>> begin

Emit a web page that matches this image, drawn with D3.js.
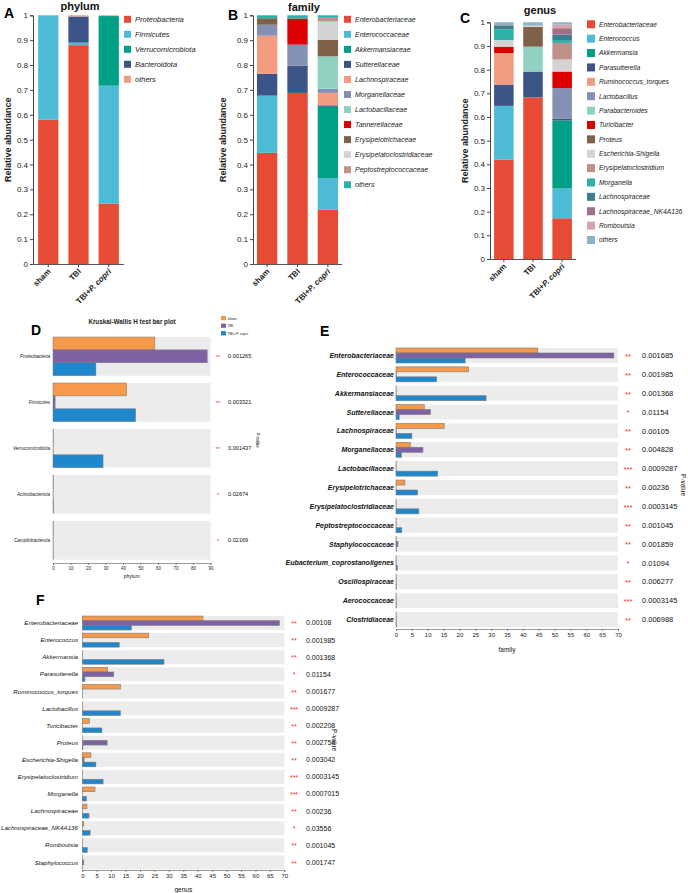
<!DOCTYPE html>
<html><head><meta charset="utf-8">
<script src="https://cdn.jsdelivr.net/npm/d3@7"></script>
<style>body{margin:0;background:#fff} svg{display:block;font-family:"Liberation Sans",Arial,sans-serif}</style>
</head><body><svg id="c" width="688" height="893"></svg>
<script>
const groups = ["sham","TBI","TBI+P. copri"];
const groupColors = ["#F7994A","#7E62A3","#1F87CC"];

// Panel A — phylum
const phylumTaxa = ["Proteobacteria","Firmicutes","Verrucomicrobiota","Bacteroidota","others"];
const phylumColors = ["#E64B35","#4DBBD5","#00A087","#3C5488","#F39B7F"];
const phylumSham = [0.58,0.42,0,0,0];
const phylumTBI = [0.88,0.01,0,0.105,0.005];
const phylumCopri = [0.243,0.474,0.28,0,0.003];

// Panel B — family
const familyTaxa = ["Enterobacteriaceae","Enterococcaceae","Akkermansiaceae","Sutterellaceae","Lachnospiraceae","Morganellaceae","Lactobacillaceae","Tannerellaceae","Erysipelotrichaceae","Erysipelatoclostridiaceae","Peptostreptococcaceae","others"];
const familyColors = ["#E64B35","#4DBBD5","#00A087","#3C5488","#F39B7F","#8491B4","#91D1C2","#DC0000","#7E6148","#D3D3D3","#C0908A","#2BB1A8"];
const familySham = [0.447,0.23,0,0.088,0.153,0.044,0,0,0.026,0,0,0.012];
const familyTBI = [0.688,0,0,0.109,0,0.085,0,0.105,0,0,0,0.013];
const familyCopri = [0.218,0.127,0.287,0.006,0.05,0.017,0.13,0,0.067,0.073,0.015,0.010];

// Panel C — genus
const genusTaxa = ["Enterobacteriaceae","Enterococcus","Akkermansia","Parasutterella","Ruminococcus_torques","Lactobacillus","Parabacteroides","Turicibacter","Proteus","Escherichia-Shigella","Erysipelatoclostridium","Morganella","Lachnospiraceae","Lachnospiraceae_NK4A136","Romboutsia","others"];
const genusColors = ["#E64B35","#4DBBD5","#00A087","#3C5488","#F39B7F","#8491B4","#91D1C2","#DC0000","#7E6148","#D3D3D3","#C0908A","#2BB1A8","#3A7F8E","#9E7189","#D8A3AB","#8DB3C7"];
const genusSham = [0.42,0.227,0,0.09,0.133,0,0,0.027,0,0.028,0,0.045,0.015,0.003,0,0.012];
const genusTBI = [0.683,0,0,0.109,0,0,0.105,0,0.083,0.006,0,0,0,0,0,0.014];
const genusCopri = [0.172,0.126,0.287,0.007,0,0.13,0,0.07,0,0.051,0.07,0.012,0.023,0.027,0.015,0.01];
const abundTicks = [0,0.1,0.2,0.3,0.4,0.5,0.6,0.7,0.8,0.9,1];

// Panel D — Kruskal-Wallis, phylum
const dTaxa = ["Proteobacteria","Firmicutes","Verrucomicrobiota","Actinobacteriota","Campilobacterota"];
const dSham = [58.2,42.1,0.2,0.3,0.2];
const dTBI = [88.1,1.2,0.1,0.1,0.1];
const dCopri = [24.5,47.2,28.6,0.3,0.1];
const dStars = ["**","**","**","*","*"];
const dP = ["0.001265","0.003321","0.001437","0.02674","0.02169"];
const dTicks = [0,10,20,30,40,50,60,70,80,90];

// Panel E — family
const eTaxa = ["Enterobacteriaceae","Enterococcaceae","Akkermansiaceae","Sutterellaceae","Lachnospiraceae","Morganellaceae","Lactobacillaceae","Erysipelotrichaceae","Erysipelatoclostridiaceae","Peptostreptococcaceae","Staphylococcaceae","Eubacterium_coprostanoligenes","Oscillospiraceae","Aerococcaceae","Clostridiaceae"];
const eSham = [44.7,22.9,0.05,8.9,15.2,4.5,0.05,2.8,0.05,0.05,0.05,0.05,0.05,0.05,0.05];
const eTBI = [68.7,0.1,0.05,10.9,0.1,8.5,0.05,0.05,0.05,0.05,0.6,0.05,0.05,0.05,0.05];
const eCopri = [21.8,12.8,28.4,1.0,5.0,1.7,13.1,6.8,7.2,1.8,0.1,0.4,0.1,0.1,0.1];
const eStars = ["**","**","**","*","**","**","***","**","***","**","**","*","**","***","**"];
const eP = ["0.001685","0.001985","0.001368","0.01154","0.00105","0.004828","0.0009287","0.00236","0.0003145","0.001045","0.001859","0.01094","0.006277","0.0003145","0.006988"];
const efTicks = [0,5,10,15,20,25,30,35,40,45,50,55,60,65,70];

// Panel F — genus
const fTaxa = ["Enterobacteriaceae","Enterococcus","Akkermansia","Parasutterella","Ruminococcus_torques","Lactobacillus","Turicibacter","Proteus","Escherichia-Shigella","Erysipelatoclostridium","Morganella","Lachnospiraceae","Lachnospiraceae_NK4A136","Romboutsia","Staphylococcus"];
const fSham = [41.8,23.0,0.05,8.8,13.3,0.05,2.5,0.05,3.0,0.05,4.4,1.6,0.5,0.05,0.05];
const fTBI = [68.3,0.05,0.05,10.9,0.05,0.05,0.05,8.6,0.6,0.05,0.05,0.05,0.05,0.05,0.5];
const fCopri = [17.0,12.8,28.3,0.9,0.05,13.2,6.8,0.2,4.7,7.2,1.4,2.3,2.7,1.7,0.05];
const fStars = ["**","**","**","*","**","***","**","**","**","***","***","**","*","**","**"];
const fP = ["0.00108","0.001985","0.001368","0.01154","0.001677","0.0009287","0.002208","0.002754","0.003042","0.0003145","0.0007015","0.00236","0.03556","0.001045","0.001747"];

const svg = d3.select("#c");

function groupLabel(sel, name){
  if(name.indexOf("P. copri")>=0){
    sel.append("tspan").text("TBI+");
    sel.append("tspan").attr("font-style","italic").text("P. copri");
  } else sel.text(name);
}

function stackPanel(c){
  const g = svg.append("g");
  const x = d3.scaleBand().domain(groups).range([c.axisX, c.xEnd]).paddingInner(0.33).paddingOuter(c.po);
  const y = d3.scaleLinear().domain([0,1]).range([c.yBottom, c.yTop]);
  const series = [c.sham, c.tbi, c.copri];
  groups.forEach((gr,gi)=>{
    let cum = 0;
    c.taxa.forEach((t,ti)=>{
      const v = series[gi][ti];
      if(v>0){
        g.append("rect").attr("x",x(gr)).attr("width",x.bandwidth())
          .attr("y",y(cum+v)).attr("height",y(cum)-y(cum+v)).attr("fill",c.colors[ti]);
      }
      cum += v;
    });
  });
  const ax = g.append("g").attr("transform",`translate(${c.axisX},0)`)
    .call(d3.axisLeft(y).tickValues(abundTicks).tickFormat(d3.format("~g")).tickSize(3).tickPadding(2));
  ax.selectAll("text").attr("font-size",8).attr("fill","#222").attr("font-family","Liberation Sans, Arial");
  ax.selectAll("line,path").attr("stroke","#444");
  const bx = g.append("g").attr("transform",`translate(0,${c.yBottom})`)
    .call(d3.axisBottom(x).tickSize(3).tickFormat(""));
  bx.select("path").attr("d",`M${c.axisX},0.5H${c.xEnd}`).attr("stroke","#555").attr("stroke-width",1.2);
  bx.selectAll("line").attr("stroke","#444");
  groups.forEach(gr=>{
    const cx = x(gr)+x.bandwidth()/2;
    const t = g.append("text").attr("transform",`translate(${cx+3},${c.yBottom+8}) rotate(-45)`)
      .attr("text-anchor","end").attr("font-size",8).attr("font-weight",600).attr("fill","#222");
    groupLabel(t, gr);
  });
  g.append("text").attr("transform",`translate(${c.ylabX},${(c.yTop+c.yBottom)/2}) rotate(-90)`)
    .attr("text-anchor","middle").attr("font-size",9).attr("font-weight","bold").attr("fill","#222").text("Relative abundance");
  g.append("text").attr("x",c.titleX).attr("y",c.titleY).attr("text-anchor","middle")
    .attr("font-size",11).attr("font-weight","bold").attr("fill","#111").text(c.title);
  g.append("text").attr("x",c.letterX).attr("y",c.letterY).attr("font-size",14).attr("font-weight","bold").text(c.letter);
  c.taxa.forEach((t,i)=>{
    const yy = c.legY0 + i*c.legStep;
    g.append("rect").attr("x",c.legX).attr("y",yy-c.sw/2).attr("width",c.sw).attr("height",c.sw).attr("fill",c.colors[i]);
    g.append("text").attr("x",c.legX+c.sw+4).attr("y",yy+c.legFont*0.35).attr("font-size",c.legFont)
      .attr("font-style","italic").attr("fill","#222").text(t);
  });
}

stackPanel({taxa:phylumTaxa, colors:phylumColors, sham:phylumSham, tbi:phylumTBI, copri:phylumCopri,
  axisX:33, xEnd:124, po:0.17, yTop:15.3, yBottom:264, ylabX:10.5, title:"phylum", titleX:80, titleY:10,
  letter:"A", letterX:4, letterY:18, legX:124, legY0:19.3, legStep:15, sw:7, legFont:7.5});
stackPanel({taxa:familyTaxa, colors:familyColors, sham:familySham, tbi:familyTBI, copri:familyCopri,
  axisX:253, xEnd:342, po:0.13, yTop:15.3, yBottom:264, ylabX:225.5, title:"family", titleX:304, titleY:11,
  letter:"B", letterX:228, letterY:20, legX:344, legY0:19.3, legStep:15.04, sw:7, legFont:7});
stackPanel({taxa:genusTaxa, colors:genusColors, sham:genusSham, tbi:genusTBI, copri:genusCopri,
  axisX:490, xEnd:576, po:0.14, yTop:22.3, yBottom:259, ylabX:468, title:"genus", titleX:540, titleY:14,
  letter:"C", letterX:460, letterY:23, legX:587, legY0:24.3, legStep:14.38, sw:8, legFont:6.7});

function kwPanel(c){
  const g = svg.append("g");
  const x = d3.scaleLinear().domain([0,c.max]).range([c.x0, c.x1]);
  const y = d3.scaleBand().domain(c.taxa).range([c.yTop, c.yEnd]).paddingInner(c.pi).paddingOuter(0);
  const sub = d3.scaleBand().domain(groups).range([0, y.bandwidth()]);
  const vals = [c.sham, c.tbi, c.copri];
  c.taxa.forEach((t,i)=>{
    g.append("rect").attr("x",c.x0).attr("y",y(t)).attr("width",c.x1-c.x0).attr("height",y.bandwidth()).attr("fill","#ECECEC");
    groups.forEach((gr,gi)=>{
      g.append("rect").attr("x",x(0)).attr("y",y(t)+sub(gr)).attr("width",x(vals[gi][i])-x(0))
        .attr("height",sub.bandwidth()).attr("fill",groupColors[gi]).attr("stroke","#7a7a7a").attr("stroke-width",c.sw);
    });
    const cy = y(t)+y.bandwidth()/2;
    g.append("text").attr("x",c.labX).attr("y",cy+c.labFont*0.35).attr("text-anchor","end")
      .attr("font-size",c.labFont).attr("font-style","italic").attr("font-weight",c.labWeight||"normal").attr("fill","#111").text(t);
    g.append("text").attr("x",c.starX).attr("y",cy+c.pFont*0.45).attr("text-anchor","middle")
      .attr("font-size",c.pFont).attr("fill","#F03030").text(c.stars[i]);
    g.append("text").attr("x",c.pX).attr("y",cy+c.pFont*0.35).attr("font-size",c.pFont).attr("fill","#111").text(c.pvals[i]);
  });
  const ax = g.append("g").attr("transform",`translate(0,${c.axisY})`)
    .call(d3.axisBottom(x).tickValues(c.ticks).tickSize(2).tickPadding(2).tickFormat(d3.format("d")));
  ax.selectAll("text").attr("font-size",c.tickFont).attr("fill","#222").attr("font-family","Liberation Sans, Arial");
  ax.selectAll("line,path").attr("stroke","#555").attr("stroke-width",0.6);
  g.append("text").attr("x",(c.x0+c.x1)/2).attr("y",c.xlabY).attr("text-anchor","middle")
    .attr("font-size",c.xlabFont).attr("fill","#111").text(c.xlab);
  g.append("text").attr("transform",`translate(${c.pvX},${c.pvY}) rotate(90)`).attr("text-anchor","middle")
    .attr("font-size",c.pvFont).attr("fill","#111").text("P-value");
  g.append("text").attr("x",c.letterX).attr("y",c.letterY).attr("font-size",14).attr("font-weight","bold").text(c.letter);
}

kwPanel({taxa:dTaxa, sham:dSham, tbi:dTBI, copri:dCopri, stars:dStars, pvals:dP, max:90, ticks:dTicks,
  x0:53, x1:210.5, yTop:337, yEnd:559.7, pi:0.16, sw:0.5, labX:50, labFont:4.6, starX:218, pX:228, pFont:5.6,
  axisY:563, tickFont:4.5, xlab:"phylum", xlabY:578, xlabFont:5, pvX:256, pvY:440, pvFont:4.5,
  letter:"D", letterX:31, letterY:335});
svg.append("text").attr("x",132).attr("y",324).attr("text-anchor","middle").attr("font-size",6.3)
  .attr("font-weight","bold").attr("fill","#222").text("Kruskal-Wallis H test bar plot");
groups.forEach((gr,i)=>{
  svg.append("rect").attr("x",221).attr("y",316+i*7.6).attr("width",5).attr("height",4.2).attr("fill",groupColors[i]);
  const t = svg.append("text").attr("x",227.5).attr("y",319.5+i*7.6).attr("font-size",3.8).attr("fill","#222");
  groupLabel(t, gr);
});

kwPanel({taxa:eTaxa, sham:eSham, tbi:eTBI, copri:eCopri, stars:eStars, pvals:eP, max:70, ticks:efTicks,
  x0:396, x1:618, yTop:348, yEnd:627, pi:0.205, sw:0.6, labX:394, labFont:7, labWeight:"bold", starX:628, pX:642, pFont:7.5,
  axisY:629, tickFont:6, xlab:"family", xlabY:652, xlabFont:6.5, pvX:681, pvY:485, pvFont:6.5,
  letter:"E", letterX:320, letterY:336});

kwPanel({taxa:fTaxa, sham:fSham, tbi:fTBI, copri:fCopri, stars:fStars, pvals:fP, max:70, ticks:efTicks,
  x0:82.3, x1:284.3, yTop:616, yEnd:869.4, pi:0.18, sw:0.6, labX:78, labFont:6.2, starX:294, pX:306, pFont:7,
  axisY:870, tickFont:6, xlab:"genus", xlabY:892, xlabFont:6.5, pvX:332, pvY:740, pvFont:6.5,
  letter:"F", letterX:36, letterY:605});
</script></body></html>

>> end

• **The request**
Repeat only the lines between the start of the data and the line with "const phylumCopri = [0.243,0.474,0.28,0,0.003];", including those two lines, and skip the pictures.

• **Solution to this task**
Emit a web page that matches this image, drawn with D3.js.
<!DOCTYPE html>
<html><head><meta charset="utf-8">
<script src="https://cdn.jsdelivr.net/npm/d3@7"></script>
<style>body{margin:0;background:#fff} svg{display:block;font-family:"Liberation Sans",Arial,sans-serif}</style>
</head><body><svg id="c" width="688" height="893"></svg>
<script>
const groups = ["sham","TBI","TBI+P. copri"];
const groupColors = ["#F7994A","#7E62A3","#1F87CC"];

// Panel A — phylum
const phylumTaxa = ["Proteobacteria","Firmicutes","Verrucomicrobiota","Bacteroidota","others"];
const phylumColors = ["#E64B35","#4DBBD5","#00A087","#3C5488","#F39B7F"];
const phylumSham = [0.58,0.42,0,0,0];
const phylumTBI = [0.88,0.01,0,0.105,0.005];
const phylumCopri = [0.243,0.474,0.28,0,0.003];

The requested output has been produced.